EXERCISE INSTRUCTIONS
Take every line from the listing below that includes "React" and copy it.

DATA SECTION
━━━━━━━━━━━━━━━━
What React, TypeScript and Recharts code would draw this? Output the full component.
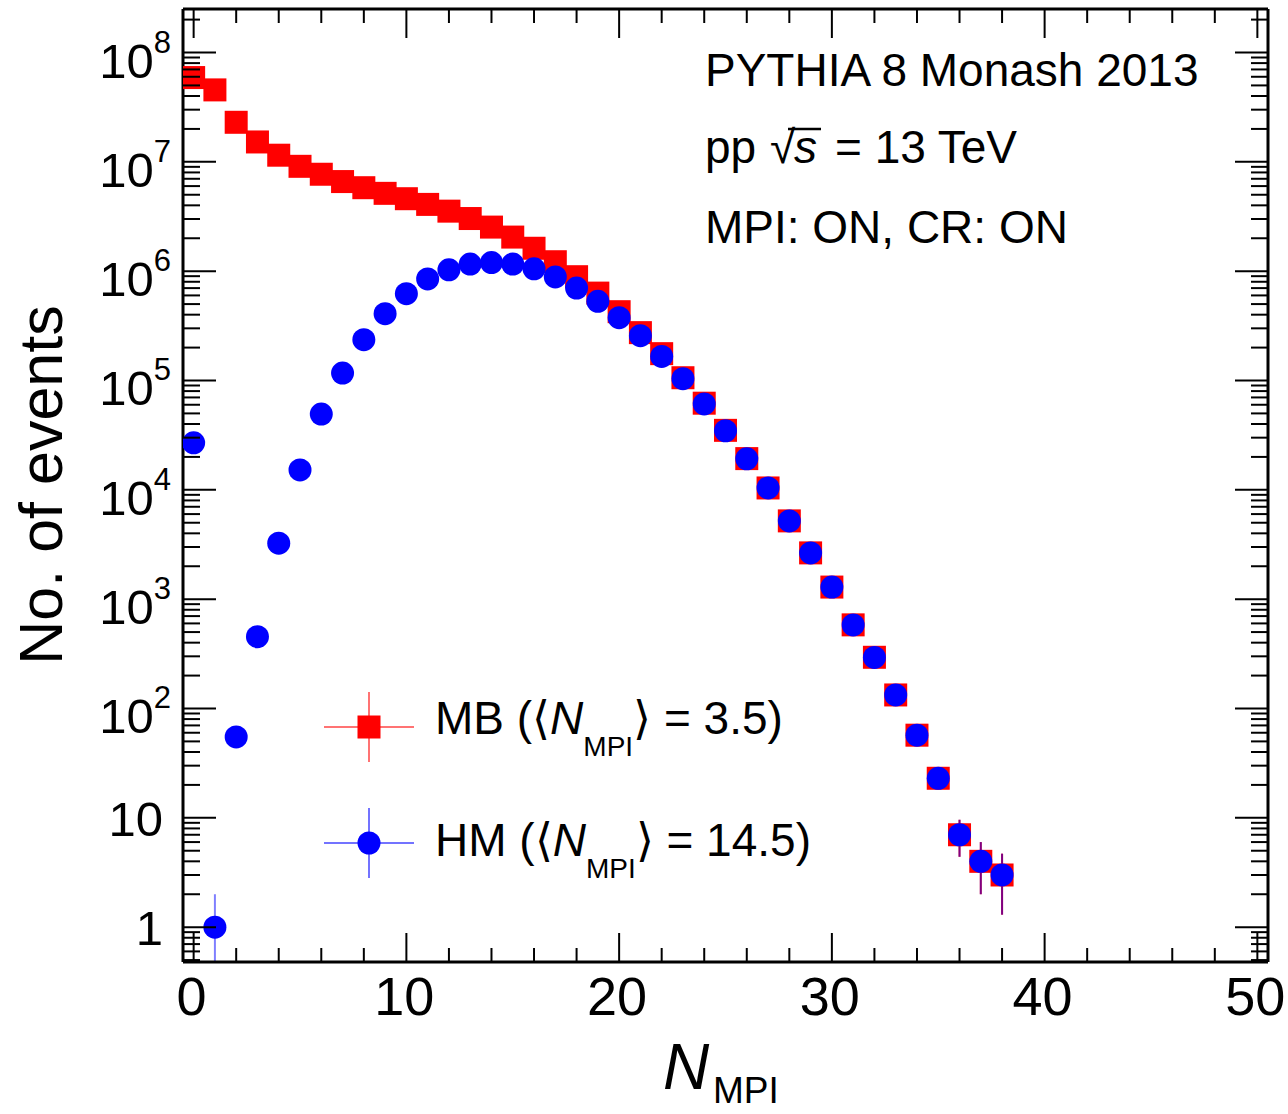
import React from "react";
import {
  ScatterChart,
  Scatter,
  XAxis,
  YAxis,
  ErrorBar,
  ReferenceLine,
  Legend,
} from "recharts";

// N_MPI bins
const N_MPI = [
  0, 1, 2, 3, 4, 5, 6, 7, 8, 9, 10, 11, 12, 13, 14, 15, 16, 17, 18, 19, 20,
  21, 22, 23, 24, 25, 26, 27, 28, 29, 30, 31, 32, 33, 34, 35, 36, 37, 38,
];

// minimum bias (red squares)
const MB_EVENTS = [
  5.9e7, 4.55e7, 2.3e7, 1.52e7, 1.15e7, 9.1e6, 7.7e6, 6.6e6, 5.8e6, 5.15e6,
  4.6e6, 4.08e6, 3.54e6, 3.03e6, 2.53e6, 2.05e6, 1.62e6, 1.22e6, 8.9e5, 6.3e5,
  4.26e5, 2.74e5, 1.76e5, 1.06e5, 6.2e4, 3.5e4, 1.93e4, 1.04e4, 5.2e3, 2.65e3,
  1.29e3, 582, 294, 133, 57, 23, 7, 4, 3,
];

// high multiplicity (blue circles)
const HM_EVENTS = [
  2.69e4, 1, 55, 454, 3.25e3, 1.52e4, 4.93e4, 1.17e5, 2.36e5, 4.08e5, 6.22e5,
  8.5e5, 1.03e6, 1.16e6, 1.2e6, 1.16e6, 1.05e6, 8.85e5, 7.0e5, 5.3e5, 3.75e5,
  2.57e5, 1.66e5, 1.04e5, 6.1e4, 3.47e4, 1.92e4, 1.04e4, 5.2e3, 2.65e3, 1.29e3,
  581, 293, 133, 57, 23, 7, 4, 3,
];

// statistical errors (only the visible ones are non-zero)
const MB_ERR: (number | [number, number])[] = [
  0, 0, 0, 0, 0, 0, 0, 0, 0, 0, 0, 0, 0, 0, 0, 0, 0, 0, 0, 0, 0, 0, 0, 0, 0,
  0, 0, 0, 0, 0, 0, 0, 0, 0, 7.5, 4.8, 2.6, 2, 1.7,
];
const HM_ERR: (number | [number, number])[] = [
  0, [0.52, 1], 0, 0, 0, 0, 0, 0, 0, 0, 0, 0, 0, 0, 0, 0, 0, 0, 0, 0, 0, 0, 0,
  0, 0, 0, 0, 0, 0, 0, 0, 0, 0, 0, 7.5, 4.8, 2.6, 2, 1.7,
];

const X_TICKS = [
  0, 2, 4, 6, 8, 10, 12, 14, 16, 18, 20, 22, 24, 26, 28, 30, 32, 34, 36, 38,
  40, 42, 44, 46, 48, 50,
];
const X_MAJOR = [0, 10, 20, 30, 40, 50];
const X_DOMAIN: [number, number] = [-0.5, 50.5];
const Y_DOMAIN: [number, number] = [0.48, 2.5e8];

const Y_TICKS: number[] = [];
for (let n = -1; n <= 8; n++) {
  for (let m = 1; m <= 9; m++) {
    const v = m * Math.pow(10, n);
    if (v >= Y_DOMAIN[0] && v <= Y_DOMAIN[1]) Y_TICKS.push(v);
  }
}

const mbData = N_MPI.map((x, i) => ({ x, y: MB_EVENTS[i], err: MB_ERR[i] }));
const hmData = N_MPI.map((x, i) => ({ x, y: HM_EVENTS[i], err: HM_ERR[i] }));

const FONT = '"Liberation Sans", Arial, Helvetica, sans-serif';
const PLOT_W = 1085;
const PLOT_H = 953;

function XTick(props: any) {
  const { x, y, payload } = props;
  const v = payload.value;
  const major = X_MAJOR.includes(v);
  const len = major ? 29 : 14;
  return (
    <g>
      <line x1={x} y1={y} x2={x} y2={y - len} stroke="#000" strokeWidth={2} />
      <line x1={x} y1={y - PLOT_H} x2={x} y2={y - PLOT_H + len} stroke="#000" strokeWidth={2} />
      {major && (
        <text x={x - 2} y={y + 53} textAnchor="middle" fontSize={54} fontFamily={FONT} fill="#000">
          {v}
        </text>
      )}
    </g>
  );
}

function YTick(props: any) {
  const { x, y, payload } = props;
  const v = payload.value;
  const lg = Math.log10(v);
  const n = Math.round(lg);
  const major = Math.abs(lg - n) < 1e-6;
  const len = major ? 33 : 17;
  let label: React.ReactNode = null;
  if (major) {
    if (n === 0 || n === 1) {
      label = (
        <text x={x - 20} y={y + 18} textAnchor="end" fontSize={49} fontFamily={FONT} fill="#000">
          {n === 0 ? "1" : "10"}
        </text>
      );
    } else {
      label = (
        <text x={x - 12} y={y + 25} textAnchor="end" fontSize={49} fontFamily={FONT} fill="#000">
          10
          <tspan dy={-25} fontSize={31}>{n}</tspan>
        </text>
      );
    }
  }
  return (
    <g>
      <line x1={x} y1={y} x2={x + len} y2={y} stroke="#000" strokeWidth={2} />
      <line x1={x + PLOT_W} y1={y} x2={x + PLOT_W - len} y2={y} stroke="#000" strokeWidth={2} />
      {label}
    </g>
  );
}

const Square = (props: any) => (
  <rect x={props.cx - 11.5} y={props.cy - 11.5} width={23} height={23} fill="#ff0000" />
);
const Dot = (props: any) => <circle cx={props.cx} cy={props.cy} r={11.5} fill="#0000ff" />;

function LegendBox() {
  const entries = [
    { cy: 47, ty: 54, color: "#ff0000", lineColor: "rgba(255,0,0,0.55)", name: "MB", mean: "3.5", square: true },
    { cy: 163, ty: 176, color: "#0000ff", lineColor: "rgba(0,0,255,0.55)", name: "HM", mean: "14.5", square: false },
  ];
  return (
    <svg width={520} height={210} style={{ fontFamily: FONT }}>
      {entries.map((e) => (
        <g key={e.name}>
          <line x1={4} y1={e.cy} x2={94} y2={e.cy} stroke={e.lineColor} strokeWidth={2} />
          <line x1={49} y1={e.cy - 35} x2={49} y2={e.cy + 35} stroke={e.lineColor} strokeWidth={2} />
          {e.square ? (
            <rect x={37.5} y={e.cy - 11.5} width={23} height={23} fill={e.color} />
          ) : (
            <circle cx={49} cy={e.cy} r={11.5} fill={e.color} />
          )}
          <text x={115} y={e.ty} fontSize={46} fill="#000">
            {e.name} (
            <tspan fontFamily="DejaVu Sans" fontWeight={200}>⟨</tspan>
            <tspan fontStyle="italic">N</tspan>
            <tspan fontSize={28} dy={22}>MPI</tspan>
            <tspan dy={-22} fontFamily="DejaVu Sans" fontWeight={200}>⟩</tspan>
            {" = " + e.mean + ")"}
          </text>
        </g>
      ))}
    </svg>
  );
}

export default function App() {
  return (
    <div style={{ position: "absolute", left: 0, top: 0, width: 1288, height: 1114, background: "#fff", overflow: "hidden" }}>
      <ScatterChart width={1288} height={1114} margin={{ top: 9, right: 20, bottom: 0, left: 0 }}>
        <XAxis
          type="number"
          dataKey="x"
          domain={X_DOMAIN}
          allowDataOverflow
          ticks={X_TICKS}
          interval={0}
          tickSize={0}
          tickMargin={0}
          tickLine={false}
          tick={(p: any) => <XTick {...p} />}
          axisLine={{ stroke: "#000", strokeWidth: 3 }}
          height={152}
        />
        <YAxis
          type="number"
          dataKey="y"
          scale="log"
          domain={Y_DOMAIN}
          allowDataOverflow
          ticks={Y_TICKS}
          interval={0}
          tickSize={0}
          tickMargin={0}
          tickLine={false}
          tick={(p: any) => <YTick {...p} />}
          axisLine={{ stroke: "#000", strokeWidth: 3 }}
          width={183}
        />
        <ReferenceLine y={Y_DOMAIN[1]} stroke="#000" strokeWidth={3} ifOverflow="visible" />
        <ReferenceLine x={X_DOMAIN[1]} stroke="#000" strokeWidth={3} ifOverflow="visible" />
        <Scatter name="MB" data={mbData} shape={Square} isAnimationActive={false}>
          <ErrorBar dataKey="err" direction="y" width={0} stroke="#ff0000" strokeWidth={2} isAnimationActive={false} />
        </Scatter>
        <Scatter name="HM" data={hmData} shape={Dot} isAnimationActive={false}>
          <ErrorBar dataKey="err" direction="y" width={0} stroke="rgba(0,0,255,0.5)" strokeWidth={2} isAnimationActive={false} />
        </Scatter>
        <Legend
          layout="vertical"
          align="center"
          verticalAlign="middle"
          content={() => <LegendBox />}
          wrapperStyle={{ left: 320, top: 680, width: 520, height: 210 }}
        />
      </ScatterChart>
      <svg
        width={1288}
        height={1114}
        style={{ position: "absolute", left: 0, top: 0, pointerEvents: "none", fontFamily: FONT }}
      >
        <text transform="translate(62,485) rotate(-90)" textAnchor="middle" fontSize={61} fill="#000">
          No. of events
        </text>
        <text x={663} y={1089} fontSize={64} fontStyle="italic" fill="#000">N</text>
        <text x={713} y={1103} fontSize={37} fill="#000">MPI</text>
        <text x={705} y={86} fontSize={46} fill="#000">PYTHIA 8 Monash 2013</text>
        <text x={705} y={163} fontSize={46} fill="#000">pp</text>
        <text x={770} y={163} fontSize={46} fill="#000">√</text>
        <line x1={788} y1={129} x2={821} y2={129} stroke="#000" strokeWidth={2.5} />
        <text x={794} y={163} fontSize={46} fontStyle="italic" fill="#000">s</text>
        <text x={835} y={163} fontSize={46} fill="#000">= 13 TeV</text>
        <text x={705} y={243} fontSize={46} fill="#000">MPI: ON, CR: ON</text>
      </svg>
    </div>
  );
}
━━━━━━━━━━━━━━━━
RESPONSE
What React, TypeScript and Recharts code would draw this? Output the full component.
import React from "react";
  let label: React.ReactNode = null;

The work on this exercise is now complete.